GIVEN INSTRUCTION:
Repeat exactly the lines from the start of the material below up to and including the "from matplotlib.lines import Line2D" line.

RECORDED DATA:
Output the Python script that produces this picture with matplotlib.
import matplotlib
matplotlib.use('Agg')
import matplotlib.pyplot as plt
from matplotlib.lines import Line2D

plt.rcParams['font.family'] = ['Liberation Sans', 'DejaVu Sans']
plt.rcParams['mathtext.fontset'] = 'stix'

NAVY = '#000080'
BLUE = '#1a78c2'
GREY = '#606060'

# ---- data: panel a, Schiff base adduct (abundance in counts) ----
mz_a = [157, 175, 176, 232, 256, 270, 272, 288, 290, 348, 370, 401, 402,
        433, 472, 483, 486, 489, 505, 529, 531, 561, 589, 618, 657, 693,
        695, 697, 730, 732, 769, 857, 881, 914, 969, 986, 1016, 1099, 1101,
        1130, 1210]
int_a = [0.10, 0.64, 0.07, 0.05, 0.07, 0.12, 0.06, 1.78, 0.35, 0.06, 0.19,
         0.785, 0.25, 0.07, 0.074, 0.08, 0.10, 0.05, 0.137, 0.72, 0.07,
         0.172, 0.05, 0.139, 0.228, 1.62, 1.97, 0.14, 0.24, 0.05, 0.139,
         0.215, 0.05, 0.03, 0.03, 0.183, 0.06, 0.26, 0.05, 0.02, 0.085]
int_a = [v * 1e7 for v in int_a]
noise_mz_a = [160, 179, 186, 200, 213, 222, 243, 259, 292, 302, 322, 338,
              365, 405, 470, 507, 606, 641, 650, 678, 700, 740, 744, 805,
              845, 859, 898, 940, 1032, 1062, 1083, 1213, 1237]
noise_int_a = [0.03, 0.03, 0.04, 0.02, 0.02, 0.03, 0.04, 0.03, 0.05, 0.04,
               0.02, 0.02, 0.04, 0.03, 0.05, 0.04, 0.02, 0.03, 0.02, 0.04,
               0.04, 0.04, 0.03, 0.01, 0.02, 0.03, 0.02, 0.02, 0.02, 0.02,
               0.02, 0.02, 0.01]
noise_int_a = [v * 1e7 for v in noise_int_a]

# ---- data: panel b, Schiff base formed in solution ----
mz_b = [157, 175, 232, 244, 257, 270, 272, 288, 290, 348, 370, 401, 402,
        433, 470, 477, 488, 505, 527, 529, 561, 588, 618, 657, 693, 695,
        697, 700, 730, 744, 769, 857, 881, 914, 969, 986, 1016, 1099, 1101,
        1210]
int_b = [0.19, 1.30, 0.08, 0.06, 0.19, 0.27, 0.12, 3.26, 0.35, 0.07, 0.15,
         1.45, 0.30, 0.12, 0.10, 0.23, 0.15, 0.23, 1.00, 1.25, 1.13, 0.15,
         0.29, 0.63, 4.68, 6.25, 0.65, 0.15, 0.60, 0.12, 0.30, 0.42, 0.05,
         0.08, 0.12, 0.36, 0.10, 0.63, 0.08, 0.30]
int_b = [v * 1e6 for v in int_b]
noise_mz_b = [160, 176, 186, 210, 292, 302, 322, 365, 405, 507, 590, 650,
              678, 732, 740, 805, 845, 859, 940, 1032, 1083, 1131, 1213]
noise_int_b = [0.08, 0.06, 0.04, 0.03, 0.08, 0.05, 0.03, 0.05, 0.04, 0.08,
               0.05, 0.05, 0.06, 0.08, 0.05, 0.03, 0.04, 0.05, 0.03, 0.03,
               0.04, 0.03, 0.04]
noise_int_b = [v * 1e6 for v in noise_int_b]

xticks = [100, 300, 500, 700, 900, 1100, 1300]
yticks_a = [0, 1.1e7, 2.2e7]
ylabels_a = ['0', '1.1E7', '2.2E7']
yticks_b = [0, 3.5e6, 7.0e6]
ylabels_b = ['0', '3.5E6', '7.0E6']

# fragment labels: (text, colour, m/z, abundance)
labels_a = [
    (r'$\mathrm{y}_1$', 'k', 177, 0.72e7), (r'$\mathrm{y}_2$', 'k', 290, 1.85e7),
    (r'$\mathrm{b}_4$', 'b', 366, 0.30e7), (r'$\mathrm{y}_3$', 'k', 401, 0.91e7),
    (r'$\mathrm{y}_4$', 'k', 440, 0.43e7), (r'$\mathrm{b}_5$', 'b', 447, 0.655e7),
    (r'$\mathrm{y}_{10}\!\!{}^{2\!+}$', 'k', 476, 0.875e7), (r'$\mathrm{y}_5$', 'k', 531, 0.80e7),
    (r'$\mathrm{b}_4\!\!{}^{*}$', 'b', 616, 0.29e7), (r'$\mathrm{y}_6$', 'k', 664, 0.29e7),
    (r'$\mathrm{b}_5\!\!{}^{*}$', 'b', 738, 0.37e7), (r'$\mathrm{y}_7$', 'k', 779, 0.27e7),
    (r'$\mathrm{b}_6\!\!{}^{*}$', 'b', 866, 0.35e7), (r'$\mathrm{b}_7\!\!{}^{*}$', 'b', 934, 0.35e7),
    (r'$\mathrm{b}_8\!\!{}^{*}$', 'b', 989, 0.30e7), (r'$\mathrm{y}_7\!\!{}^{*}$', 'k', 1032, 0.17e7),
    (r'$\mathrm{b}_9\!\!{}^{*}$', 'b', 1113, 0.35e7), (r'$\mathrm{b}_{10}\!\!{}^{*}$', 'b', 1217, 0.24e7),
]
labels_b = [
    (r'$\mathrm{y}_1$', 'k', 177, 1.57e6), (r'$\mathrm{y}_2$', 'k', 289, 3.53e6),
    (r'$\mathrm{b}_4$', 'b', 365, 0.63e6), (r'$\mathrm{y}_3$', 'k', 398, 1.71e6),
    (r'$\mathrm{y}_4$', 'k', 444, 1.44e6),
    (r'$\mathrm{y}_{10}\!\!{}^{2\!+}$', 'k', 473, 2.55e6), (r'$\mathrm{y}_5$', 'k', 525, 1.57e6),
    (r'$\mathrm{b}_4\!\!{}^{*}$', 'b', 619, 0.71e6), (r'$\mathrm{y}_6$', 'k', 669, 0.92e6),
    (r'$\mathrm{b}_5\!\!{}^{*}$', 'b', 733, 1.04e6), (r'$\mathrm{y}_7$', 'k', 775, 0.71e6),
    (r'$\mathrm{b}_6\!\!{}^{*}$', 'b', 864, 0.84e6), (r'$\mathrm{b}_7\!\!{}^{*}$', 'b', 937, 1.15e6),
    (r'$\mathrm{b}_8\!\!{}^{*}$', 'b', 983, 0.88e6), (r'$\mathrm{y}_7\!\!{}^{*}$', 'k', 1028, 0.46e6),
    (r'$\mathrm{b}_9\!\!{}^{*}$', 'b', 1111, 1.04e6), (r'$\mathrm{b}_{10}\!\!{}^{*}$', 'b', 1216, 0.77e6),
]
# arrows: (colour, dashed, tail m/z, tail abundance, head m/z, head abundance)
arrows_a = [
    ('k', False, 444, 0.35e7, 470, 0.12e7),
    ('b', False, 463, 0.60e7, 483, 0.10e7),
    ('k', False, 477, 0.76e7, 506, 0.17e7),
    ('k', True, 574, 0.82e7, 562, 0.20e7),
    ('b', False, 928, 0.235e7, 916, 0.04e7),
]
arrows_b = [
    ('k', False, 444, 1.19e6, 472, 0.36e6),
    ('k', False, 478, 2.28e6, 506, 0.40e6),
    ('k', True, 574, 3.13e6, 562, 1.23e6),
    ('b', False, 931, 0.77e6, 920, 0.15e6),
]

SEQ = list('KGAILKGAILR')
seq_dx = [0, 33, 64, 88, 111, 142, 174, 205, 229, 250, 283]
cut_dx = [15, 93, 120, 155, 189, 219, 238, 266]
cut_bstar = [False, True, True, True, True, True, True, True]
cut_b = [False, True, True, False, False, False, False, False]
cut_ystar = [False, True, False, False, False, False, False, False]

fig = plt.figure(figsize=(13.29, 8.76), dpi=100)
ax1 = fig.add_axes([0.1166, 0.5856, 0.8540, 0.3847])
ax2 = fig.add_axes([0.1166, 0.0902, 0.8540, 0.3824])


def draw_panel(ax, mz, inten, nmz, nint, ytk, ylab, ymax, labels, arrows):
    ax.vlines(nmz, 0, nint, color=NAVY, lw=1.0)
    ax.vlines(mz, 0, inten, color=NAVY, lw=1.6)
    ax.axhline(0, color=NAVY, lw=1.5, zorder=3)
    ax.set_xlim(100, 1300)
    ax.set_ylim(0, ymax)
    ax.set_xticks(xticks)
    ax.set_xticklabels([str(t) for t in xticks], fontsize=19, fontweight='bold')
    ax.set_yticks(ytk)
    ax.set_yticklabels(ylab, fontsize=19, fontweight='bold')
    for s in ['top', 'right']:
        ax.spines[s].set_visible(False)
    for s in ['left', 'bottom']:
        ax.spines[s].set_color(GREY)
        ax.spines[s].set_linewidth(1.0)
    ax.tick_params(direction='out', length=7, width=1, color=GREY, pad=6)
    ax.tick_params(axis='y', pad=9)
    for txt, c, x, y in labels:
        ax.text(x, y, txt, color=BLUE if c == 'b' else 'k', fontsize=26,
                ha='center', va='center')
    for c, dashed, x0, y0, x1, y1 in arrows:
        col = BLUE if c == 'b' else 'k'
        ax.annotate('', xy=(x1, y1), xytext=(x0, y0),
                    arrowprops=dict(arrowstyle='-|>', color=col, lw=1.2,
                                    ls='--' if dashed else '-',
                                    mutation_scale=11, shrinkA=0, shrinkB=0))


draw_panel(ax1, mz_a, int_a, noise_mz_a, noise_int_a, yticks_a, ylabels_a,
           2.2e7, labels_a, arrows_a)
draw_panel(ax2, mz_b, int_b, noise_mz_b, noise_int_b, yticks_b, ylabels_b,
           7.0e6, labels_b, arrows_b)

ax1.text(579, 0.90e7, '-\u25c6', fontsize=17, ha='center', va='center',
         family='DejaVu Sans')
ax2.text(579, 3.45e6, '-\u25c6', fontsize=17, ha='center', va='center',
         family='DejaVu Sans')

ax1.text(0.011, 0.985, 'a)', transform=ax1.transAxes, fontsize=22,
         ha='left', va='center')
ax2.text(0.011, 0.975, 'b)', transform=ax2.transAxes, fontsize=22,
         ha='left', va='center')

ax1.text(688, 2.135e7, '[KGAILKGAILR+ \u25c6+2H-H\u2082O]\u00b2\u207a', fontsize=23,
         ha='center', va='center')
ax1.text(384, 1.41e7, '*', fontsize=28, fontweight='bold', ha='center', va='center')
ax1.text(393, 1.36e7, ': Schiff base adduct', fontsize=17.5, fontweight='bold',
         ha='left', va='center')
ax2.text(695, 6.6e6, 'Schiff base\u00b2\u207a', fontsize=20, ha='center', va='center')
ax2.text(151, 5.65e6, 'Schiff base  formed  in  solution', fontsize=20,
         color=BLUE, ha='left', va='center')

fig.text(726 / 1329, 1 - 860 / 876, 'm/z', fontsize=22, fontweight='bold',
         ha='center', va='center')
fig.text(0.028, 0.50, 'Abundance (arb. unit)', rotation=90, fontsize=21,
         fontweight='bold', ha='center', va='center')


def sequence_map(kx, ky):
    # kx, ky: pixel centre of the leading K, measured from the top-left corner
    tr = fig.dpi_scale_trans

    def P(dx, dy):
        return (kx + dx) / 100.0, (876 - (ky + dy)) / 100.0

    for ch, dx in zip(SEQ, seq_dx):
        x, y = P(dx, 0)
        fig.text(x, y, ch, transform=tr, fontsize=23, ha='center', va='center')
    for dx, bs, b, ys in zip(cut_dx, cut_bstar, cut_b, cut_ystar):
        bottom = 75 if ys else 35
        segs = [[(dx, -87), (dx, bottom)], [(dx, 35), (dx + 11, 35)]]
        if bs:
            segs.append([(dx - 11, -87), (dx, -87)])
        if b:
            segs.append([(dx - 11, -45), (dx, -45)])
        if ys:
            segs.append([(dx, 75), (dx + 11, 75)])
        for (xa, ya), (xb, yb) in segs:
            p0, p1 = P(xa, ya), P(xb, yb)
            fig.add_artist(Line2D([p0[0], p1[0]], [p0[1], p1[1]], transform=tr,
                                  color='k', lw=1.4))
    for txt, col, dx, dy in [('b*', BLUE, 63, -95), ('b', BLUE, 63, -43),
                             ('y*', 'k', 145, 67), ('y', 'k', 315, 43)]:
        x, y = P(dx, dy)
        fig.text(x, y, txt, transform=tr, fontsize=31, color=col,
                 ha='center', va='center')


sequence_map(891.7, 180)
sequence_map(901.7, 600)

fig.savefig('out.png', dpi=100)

SOLUTION FOR THIS PROBLEM:
Output the Python script that produces this picture with matplotlib.
import matplotlib
matplotlib.use('Agg')
import matplotlib.pyplot as plt
from matplotlib.lines import Line2D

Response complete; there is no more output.